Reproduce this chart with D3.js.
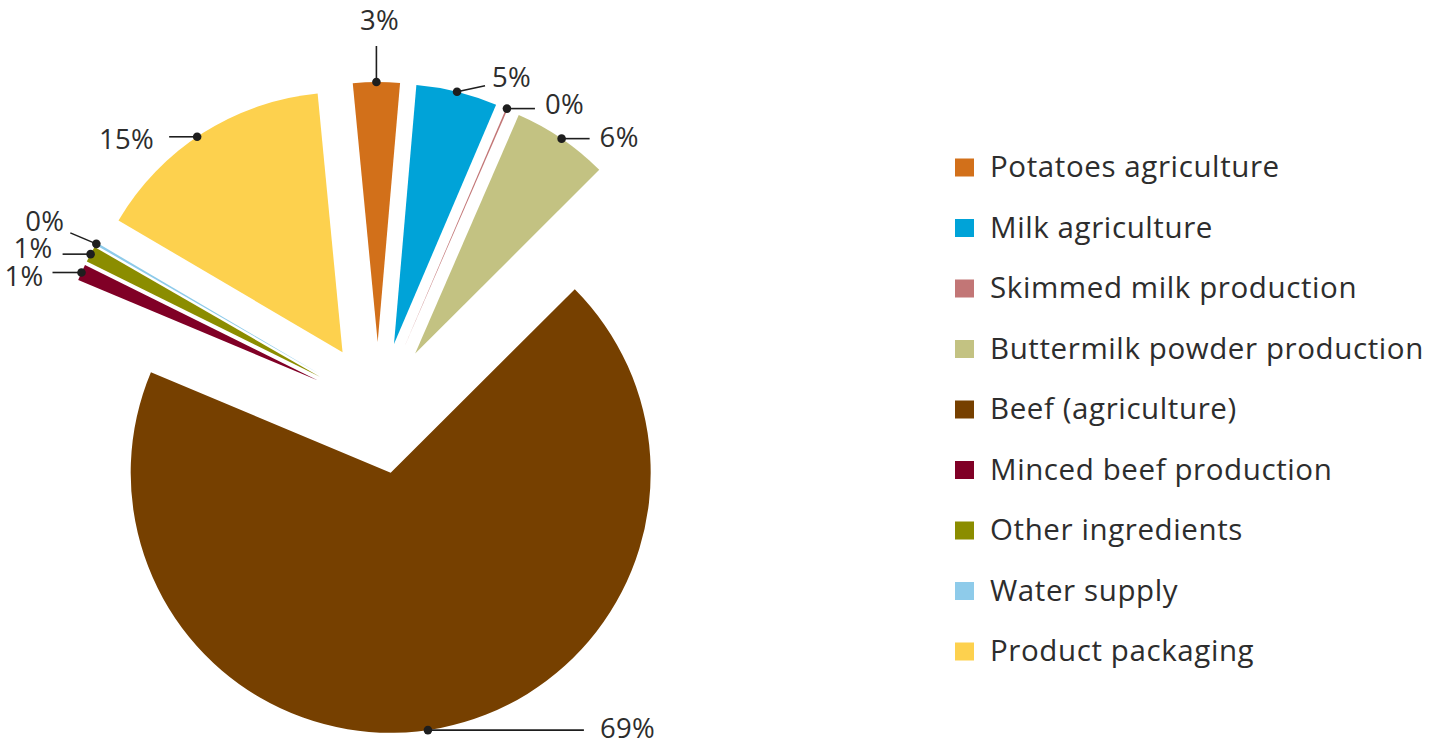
<!DOCTYPE html>
<html>
<head>
<meta charset="utf-8">
<script src="https://cdn.jsdelivr.net/npm/d3@7"></script>
<style>
  html, body { margin: 0; padding: 0; background: #ffffff; }
  svg { display: block; }
  text { font-family: "Open Sans", "Noto Sans", sans-serif; fill: #2d2d2d; }
</style>
</head>
<body>
<svg id="chart" width="1436" height="740"></svg>
<script>
// Carbon footprint contributions by stage (share of total, %)
const categories = [
  "Potatoes agriculture",
  "Milk agriculture",
  "Skimmed milk production",
  "Buttermilk powder production",
  "Beef (agriculture)",
  "Minced beef production",
  "Other ingredients",
  "Water supply",
  "Product packaging"
];
const shares = [2.9, 5.05, 0.1, 6.0, 68.8, 1.0, 1.0, 0.15, 15.0];
const colors = [
  "#d2701a", "#00a3d8", "#c27676", "#c3c282", "#764000",
  "#800026", "#8b8d00", "#8ecbea", "#fdd14e"
];

// Callout layout per slice: angular nudge of the dot (deg), leader vector,
// text anchor and text offset from the leader end.
const callouts = [
  { nudge: 0,    lead: [0, -36],   anchor: "middle", txt: [3, -16] },
  { nudge: 0,    lead: [28, -6],   anchor: "start",  txt: [7, 1] },
  { nudge: 0,    lead: [28, 0],    anchor: "start",  txt: [10, 5] },
  { nudge: 0,    lead: [28, 0],    anchor: "start",  txt: [10, 8] },
  { nudge: 2.85, lead: [156, 0],   anchor: "start",  txt: [16, 8] },
  { nudge: 0,    lead: [-29, 0],   anchor: "end",    txt: [-9, 13] },
  { nudge: 0,    lead: [-28, 0],   anchor: "end",    txt: [-10, 4] },
  { nudge: 0,    lead: [-26, -11], anchor: "end",    txt: [-6, -2] },
  { nudge: -1.5, lead: [-28, 0],   anchor: "end",    txt: [-15, 12] }
];

const svg = d3.select("#chart");
const cx = 378, cy = 408, R = 260, explode = 66;
const deg = Math.PI / 180;
const start = -5.5 * deg;

const pie = d3.pie().sort(null).value(d => d)
  .startAngle(start).endAngle(start + 2 * Math.PI);
const arcs = pie(shares);
const arc = d3.arc().innerRadius(0).outerRadius(R);

const g = svg.append("g").attr("transform", `translate(${cx},${cy})`);

const slices = g.selectAll("g.slice")
  .data(arcs)
  .join("g")
  .attr("class", "slice")
  .attr("transform", d => {
    const m = (d.startAngle + d.endAngle) / 2;
    return `translate(${explode * Math.sin(m)},${-explode * Math.cos(m)})`;
  });

slices.append("path")
  .attr("d", arc)
  .attr("fill", (d, i) => colors[i]);

// Callouts: dot on the outer arc, leader line, rounded percentage
const fmt = v => Math.round(v) + "%";
slices.each(function(d, i) {
  const c = callouts[i];
  const a = (d.startAngle + d.endAngle) / 2 + c.nudge * deg;
  const px = R * Math.sin(a), py = -R * Math.cos(a);
  const ex = px + c.lead[0], ey = py + c.lead[1];
  const s = d3.select(this);
  s.append("line")
    .attr("x1", px).attr("y1", py).attr("x2", ex).attr("y2", ey)
    .attr("stroke", "#1e1e1e").attr("stroke-width", 1.6);
  s.append("circle")
    .attr("cx", px).attr("cy", py).attr("r", 4.3)
    .attr("fill", "#1e1e1e");
  s.append("text")
    .attr("x", ex + c.txt[0]).attr("y", ey + c.txt[1])
    .attr("text-anchor", c.anchor)
    .attr("font-size", 27.5)
    .attr("letter-spacing", 0.3)
    .text(fmt(d.data));
});

// Legend
const legend = svg.append("g").attr("transform", "translate(955,167.5)");
const rows = legend.selectAll("g")
  .data(categories)
  .join("g")
  .attr("transform", (d, i) => `translate(0,${i * 60.5})`);
rows.append("rect")
  .attr("x", 0).attr("y", -9).attr("width", 19).attr("height", 18)
  .attr("fill", (d, i) => colors[i]);
rows.append("text")
  .attr("x", 35).attr("y", 9.5)
  .attr("font-size", 29.5)
  .attr("letter-spacing", 0.6)
  .text(d => d);
</script>
</body>
</html>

◆ ◆ ◆ ◆ ◆

Exercise objective →
Skip the pictures, please, and transcribe only the lines from the beginning of the material through the one that contains "const start = -5.5 * deg;".

Exercise output →
Reproduce this chart with D3.js.
<!DOCTYPE html>
<html>
<head>
<meta charset="utf-8">
<script src="https://cdn.jsdelivr.net/npm/d3@7"></script>
<style>
  html, body { margin: 0; padding: 0; background: #ffffff; }
  svg { display: block; }
  text { font-family: "Open Sans", "Noto Sans", sans-serif; fill: #2d2d2d; }
</style>
</head>
<body>
<svg id="chart" width="1436" height="740"></svg>
<script>
// Carbon footprint contributions by stage (share of total, %)
const categories = [
  "Potatoes agriculture",
  "Milk agriculture",
  "Skimmed milk production",
  "Buttermilk powder production",
  "Beef (agriculture)",
  "Minced beef production",
  "Other ingredients",
  "Water supply",
  "Product packaging"
];
const shares = [2.9, 5.05, 0.1, 6.0, 68.8, 1.0, 1.0, 0.15, 15.0];
const colors = [
  "#d2701a", "#00a3d8", "#c27676", "#c3c282", "#764000",
  "#800026", "#8b8d00", "#8ecbea", "#fdd14e"
];

// Callout layout per slice: angular nudge of the dot (deg), leader vector,
// text anchor and text offset from the leader end.
const callouts = [
  { nudge: 0,    lead: [0, -36],   anchor: "middle", txt: [3, -16] },
  { nudge: 0,    lead: [28, -6],   anchor: "start",  txt: [7, 1] },
  { nudge: 0,    lead: [28, 0],    anchor: "start",  txt: [10, 5] },
  { nudge: 0,    lead: [28, 0],    anchor: "start",  txt: [10, 8] },
  { nudge: 2.85, lead: [156, 0],   anchor: "start",  txt: [16, 8] },
  { nudge: 0,    lead: [-29, 0],   anchor: "end",    txt: [-9, 13] },
  { nudge: 0,    lead: [-28, 0],   anchor: "end",    txt: [-10, 4] },
  { nudge: 0,    lead: [-26, -11], anchor: "end",    txt: [-6, -2] },
  { nudge: -1.5, lead: [-28, 0],   anchor: "end",    txt: [-15, 12] }
];

const svg = d3.select("#chart");
const cx = 378, cy = 408, R = 260, explode = 66;
const deg = Math.PI / 180;
const start = -5.5 * deg;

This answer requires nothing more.